Q: How do iPhone and Android compare for AI features and performance?
A: Google Pixel 10 Pro with Tensor G5 processes batch AI photo editing 10-15% faster than iPhone, while iPhone excels at real-time voice transcription and predictive text features. For local AI image generation, Android flagships complete tasks 20-30% faster. Apple Intelligence feels more seamlessly integrated into the system, while Google’s AI features offer more raw processing speed. The best choice depends on which AI workflows you actually use regularly.
Q: Which smartphone brand offers the best long-term performance and value?
A: iPhones maintain performance better over time (90% of original speed after 2 years versus 75% for Android) and hold resale value better (58-62% versus 42-48%), making them effectively cheaper over 3-4 year ownership despite higher upfront costs. However, Google and Samsung now offer 6-7 years of software support, and budget Android options like OnePlus provide excellent value if you upgrade every 2 years anyway. For maximum long-term value, iPhone 17 Pro wins. For the best value on 2-year replacement cycles, mid-range Android wins.
Q: What’s the most important performance factor that reviews usually miss?

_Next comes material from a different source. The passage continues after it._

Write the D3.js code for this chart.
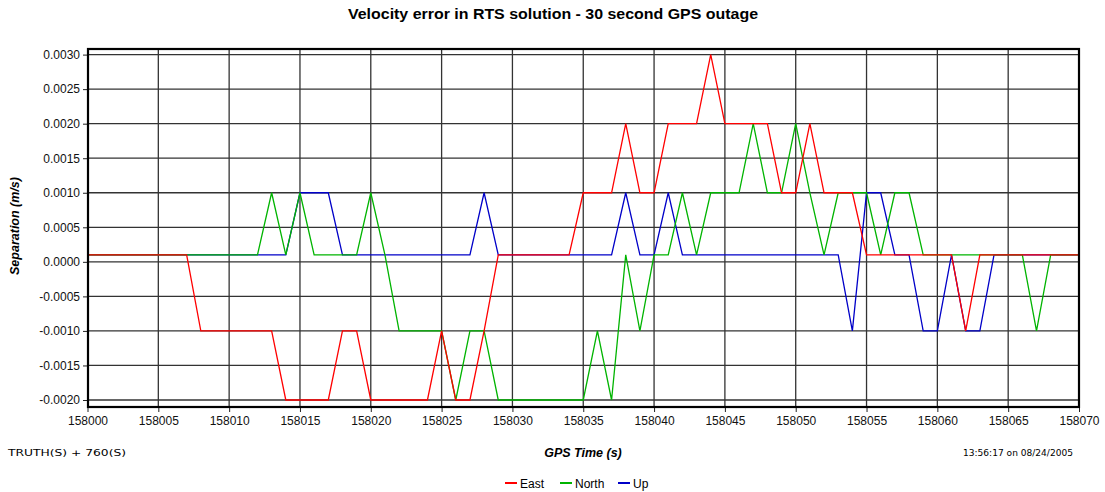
<!DOCTYPE html>
<html>
<head>
<meta charset="utf-8">
<script src="https://cdn.jsdelivr.net/npm/d3@7"></script>
<style>
  html, body { margin: 0; padding: 0; background: #fff; }
  svg { display: block; font-family: "Liberation Sans", Arial, sans-serif; }
</style>
</head>
<body>
<svg id="chart" width="1105" height="492"></svg>
<script>
// GPS time stamps, one sample per second
const times = d3.range(158000, 158071);

// Velocity separation per axis (m/s), one value per second
const east = [
  0.0001, 0.0001, 0.0001, 0.0001, 0.0001, 0.0001, 0.0001, 0.0001, -0.001, -0.001,
  -0.001, -0.001, -0.001, -0.001, -0.002, -0.002, -0.002, -0.002, -0.001, -0.001,
  -0.002, -0.002, -0.002, -0.002, -0.002, -0.001, -0.002, -0.002, -0.001, 0.0001,
  0.0001, 0.0001, 0.0001, 0.0001, 0.0001, 0.001, 0.001, 0.001, 0.002, 0.001,
  0.001, 0.002, 0.002, 0.002, 0.003, 0.002, 0.002, 0.002, 0.002, 0.001,
  0.001, 0.002, 0.001, 0.001, 0.001, 0.0001, 0.0001, 0.0001, 0.0001, 0.0001,
  0.0001, 0.0001, -0.001, 0.0001, 0.0001, 0.0001, 0.0001, 0.0001, 0.0001, 0.0001,
  0.0001
];
const north = [
  0.0001, 0.0001, 0.0001, 0.0001, 0.0001, 0.0001, 0.0001, 0.0001, 0.0001, 0.0001,
  0.0001, 0.0001, 0.0001, 0.001, 0.0001, 0.001, 0.0001, 0.0001, 0.0001, 0.0001,
  0.001, 0.0001, -0.001, -0.001, -0.001, -0.001, -0.002, -0.001, -0.001, -0.002,
  -0.002, -0.002, -0.002, -0.002, -0.002, -0.002, -0.001, -0.002, 0.0001, -0.001,
  0.0001, 0.0001, 0.001, 0.0001, 0.001, 0.001, 0.001, 0.002, 0.001, 0.001,
  0.002, 0.001, 0.0001, 0.001, 0.001, 0.001, 0.0001, 0.001, 0.001, 0.0001,
  0.0001, 0.0001, 0.0001, 0.0001, 0.0001, 0.0001, 0.0001, -0.001, 0.0001, 0.0001,
  0.0001
];
const up = [
  0.0001, 0.0001, 0.0001, 0.0001, 0.0001, 0.0001, 0.0001, 0.0001, 0.0001, 0.0001,
  0.0001, 0.0001, 0.0001, 0.0001, 0.0001, 0.001, 0.001, 0.001, 0.0001, 0.0001,
  0.0001, 0.0001, 0.0001, 0.0001, 0.0001, 0.0001, 0.0001, 0.0001, 0.001, 0.0001,
  0.0001, 0.0001, 0.0001, 0.0001, 0.0001, 0.0001, 0.0001, 0.0001, 0.001, 0.0001,
  0.0001, 0.001, 0.0001, 0.0001, 0.0001, 0.0001, 0.0001, 0.0001, 0.0001, 0.0001,
  0.0001, 0.0001, 0.0001, 0.0001, -0.001, 0.001, 0.001, 0.0001, 0.0001, -0.001,
  -0.001, 0.0001, -0.001, -0.001, 0.0001, 0.0001, 0.0001, 0.0001, 0.0001, 0.0001,
  0.0001
];

const xTicks = d3.range(158000, 158071, 5);
const yTicks = [0.003, 0.0025, 0.002, 0.0015, 0.001, 0.0005, 0, -0.0005, -0.001, -0.0015, -0.002];

const seriesNames = ["East", "North", "Up"];
const seriesColors = ["#ff0000", "#00b400", "#0000c8"];
const seriesValues = [east, north, up];

const svg = d3.select("#chart");

// plot frame
const frame = { left: 88, right: 1079, top: 49, bottom: 407 };

const x = d3.scaleLinear().domain([158000, 158070]).range([87.5, 1079]);
const y = d3.scaleLinear().domain([-0.002, 0.003]).range([400, 54.6]);

// gridlines
const grid = svg.append("g").attr("stroke", "#333").attr("stroke-width", 1.3);
grid.selectAll("line.h").data(yTicks).join("line")
  .attr("class", "h")
  .attr("x1", frame.left).attr("x2", frame.right)
  .attr("y1", d => y(d)).attr("y2", d => y(d));
grid.selectAll("line.v").data(xTicks.slice(1, -1)).join("line")
  .attr("class", "v")
  .attr("x1", d => x(d)).attr("x2", d => x(d))
  .attr("y1", frame.top).attr("y2", frame.bottom);

// axes (ticks and labels only; the frame is drawn separately)
const yAxis = d3.axisLeft(y).tickValues(yTicks).tickSize(5).tickPadding(3)
  .tickFormat(d => d3.format(".4f")(d).replace("\u2212", "-"));
const gy = svg.append("g").attr("transform", `translate(${frame.left},0)`).call(yAxis);
gy.select(".domain").remove();
gy.selectAll("text").attr("font-size", 12).attr("fill", "#111")
  .attr("font-family", "Liberation Sans, Arial, sans-serif");
gy.selectAll("line").attr("stroke", "#222");

const xAxis = d3.axisBottom(x).tickValues(xTicks).tickFormat(d3.format("d")).tickSize(5).tickPadding(4);
const gx = svg.append("g").attr("transform", `translate(0,${frame.bottom})`).call(xAxis);
gx.select(".domain").remove();
gx.selectAll("text").attr("font-size", 12).attr("fill", "#111")
  .attr("font-family", "Liberation Sans, Arial, sans-serif");
gx.selectAll("line").attr("stroke", "#222");

// data lines: Up first, then North, East on top
const line = d3.line().x((d, i) => x(times[i])).y(d => y(d));
[2, 1, 0].forEach(k => {
  svg.append("path")
    .datum(seriesValues[k])
    .attr("fill", "none")
    .attr("stroke", seriesColors[k])
    .attr("stroke-width", 1.3)
    .attr("d", line);
});

// frame
svg.append("rect")
  .attr("x", frame.left).attr("y", frame.top)
  .attr("width", frame.right - frame.left).attr("height", frame.bottom - frame.top)
  .attr("fill", "none").attr("stroke", "#000").attr("stroke-width", 2.2);

// title
svg.append("text")
  .attr("x", 553).attr("y", 19)
  .attr("text-anchor", "middle")
  .attr("font-weight", "bold").attr("font-size", 15)
  .attr("textLength", 410).attr("lengthAdjust", "spacingAndGlyphs")
  .text("Velocity error in RTS solution - 30 second GPS outage");

// y-axis title
svg.append("text")
  .attr("transform", "translate(19,226) rotate(-90)")
  .attr("text-anchor", "middle")
  .attr("font-weight", "bold").attr("font-style", "italic").attr("font-size", 12.5)
  .text("Separation (m/s)");

// x-axis title
svg.append("text")
  .attr("x", 583).attr("y", 457)
  .attr("text-anchor", "middle")
  .attr("font-weight", "bold").attr("font-style", "italic").attr("font-size", 12.5)
  .text("GPS Time (s)");

// footer notes
svg.append("text")
  .attr("x", 8).attr("y", 456)
  .attr("font-family", "DejaVu Sans, Verdana, sans-serif")
  .attr("font-size", 9)
  .attr("textLength", 118).attr("lengthAdjust", "spacingAndGlyphs")
  .text("TRUTH(S) + 760(S)");
svg.append("text")
  .attr("x", 963).attr("y", 456)
  .attr("font-family", "DejaVu Sans, Verdana, sans-serif")
  .attr("font-size", 9)
  .attr("textLength", 110).attr("lengthAdjust", "spacingAndGlyphs")
  .text("13:56:17 on 08/24/2005");

// legend
const legendX = [505, 560, 618];
const legend = svg.append("g");
seriesNames.forEach((name, k) => {
  const g = legend.append("g").attr("transform", `translate(${legendX[k]},483)`);
  g.append("line").attr("x1", 0).attr("x2", 12).attr("y1", 0).attr("y2", 0)
    .attr("stroke", seriesColors[k]).attr("stroke-width", 2);
  g.append("text").attr("x", 15).attr("y", 4.5).attr("font-size", 12).text(name);
});
</script>
</body>
</html>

A: Thermal management and sustained performance under load. Most reviews test peak performance in short bursts, but thermal throttling after 30-60 minutes of intensive use destroys real-world experience. A phone hitting 120 FPS initially but dropping to 90 FPS after an hour performs worse in actual gaming sessions than a phone that maintains 110 FPS consistently. Similarly, phones that hit 42°C+ become uncomfortably warm to hold regardless of their benchmark scores. Always check long-term thermal performance, not just peak numbers.